Edible oil trade flags risks to imports, farmers’ inventories that may fuel volatility
India’s suspension of futures trading in key farm commodities is crimping the use of risk management tools such as hedging across its food supply chain, spurring inventory cuts as forward purchases get scaled back.
Monday’s halt, targeting items such as soybeans, edible oils, wheat, rice, and chickpeas as authorities move to cool accelerating inflation, was one of India’s most dramatic steps since it launched commodity futures in 2003.
But the ban on access to futures contracts may fuel volatility in domestic markets by denying traders the tools crucial to planning decisions, forcing them to cut stocks, delay long-term purchases and sales, and even limit imports.
“In the absence of futures, markets will remain clueless about shortfalls and excesses,” said Govindbhai Patel, a managing partner at edible oil trader GGN Research. “This could create even more volatility in prices.”
The Finance Ministry did not immediately respond to a request for a comment.
Mr. Patel’s firm, which used to buy edible oils for prompt and far-month deliveries, and hedge on domestic exchanges, will now only secure its needs for up to 10 days at a time, he said.

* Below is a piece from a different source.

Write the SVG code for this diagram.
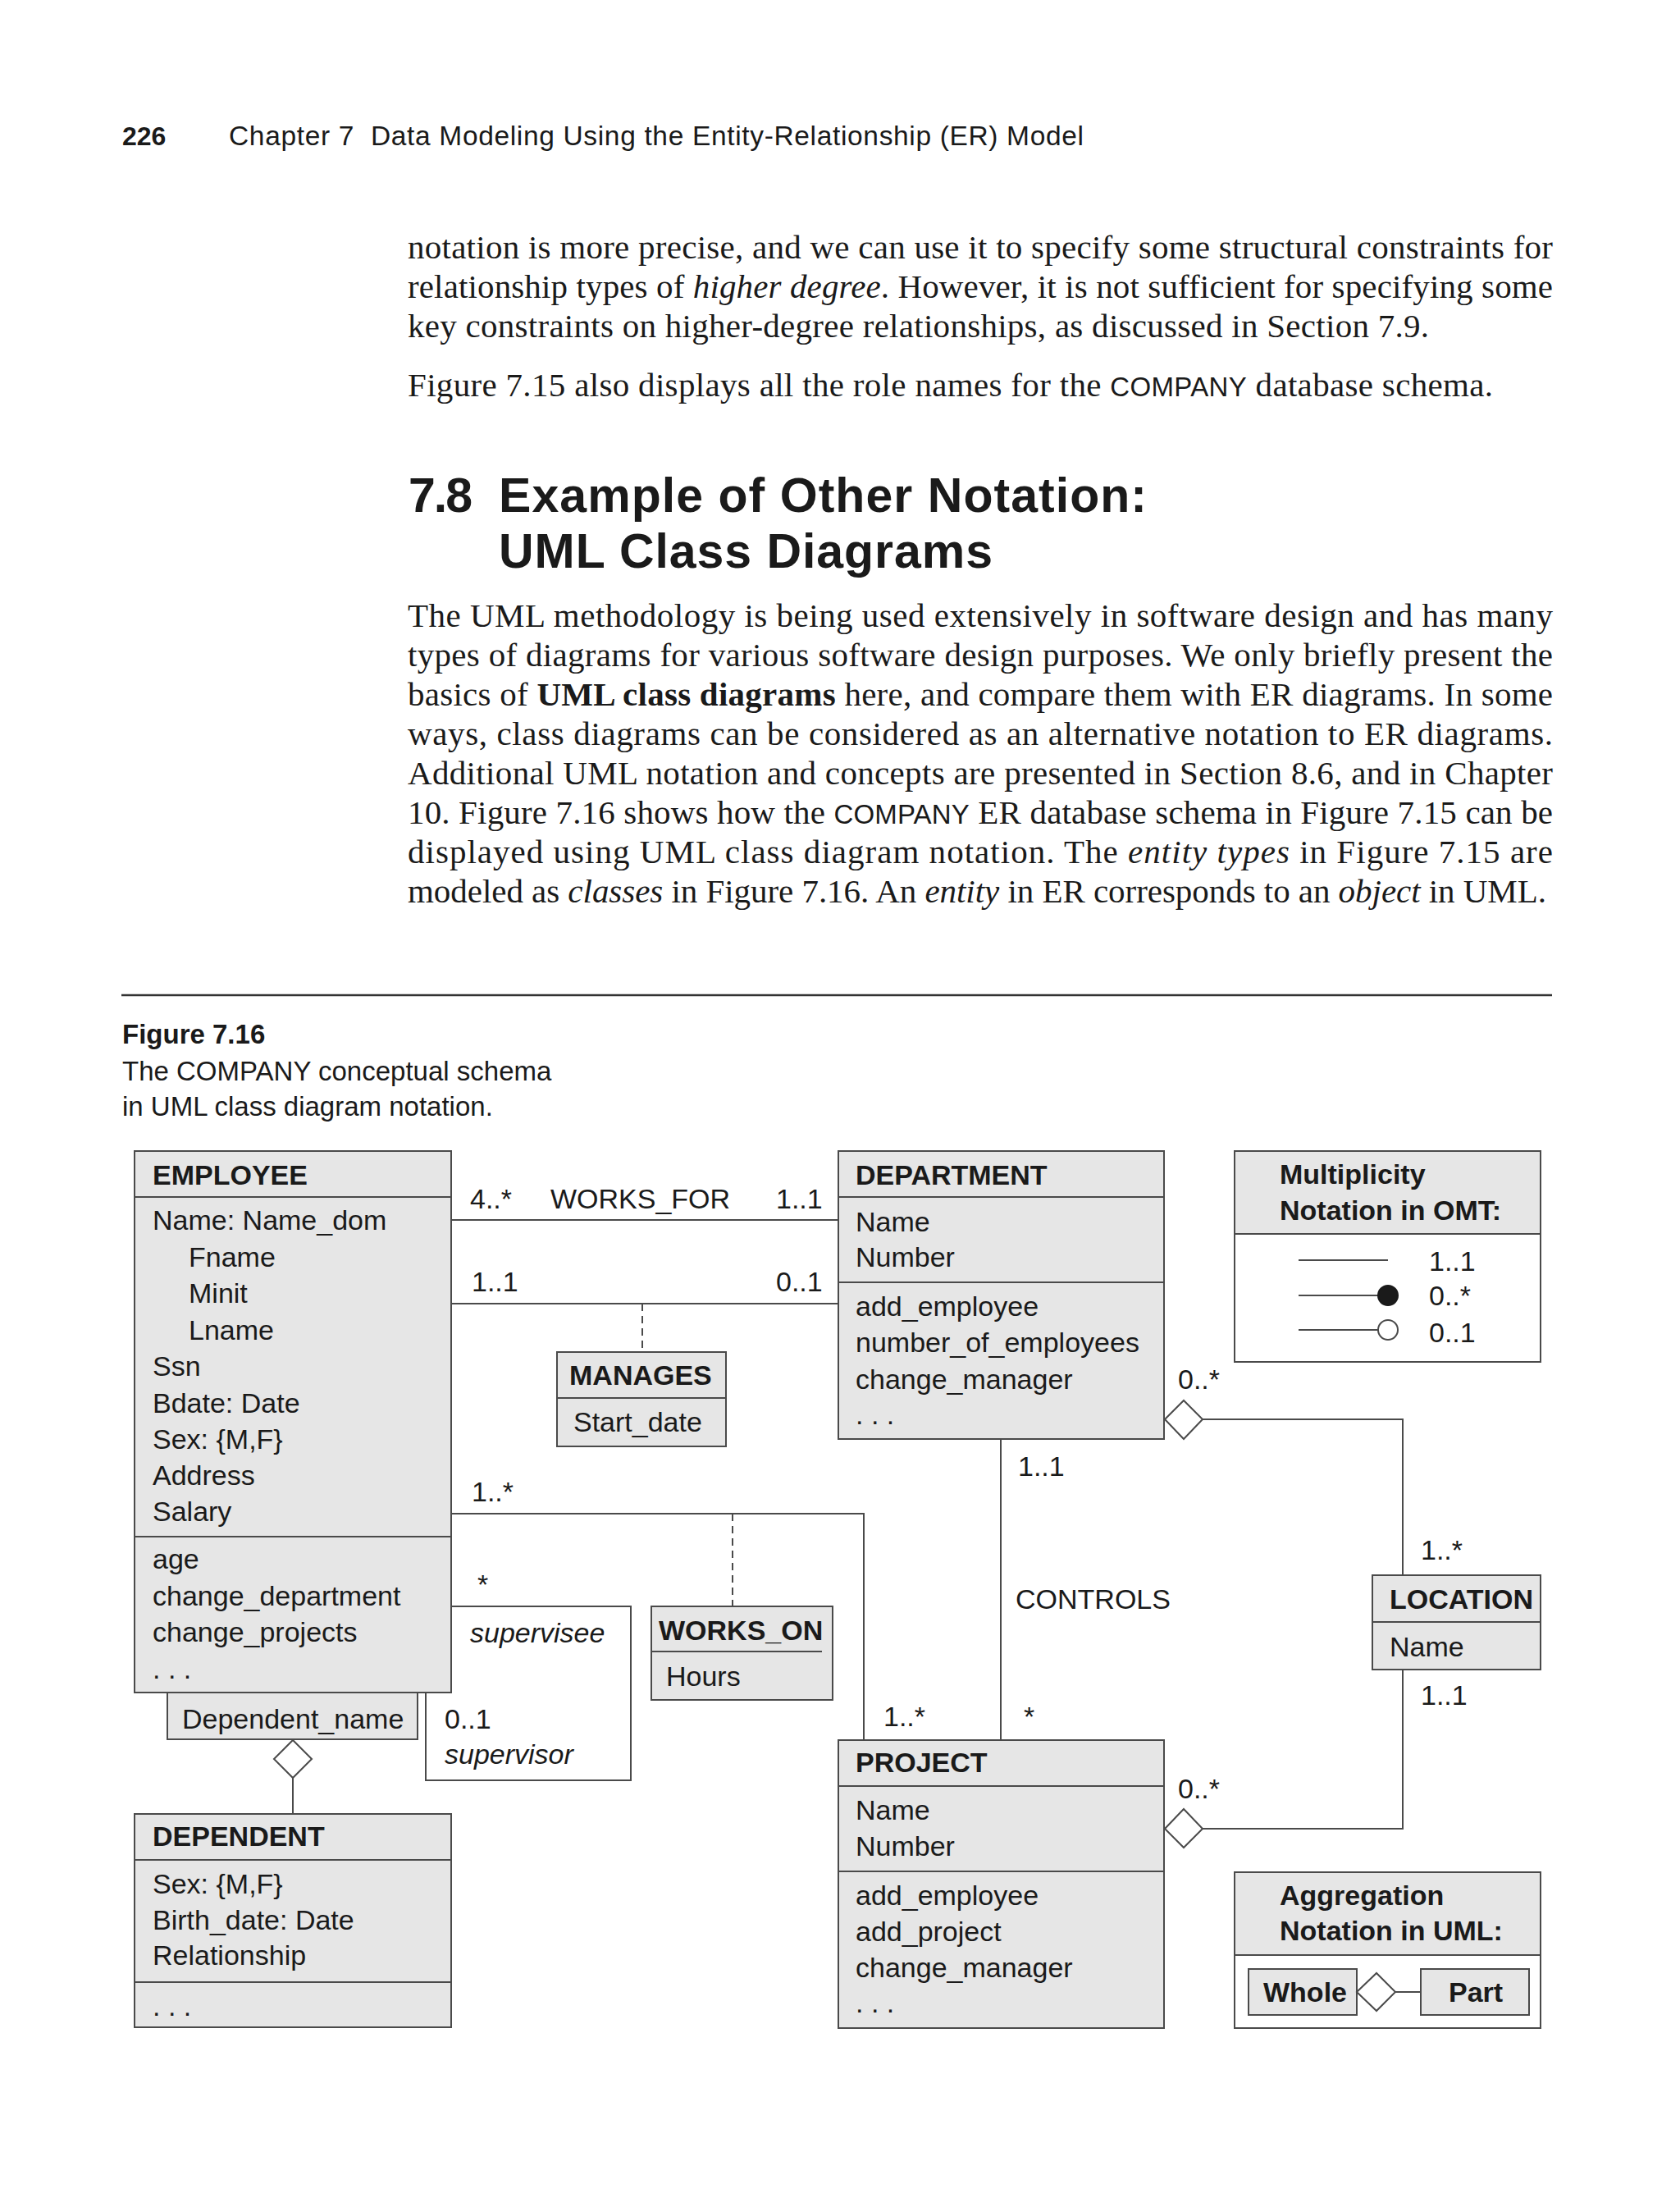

“We used to hedge 70% to 80% of our volumes. As the hedging option is not available, we are scaling back operations,” said Mr. Patel.
India is the biggest importer of vegetable oil to fill more than 70% of its needs.
Farmers may be hit
Regional processors who buy crops from farmers will also feel the pinch, as they are deprived of advance sales through futures contracts.
Manoj Agrawal, the Managing Director of Maharashtra Oil Extractions, said his firm could no longer hedge soy oil on commodity exchanges after buying soybean from farmers.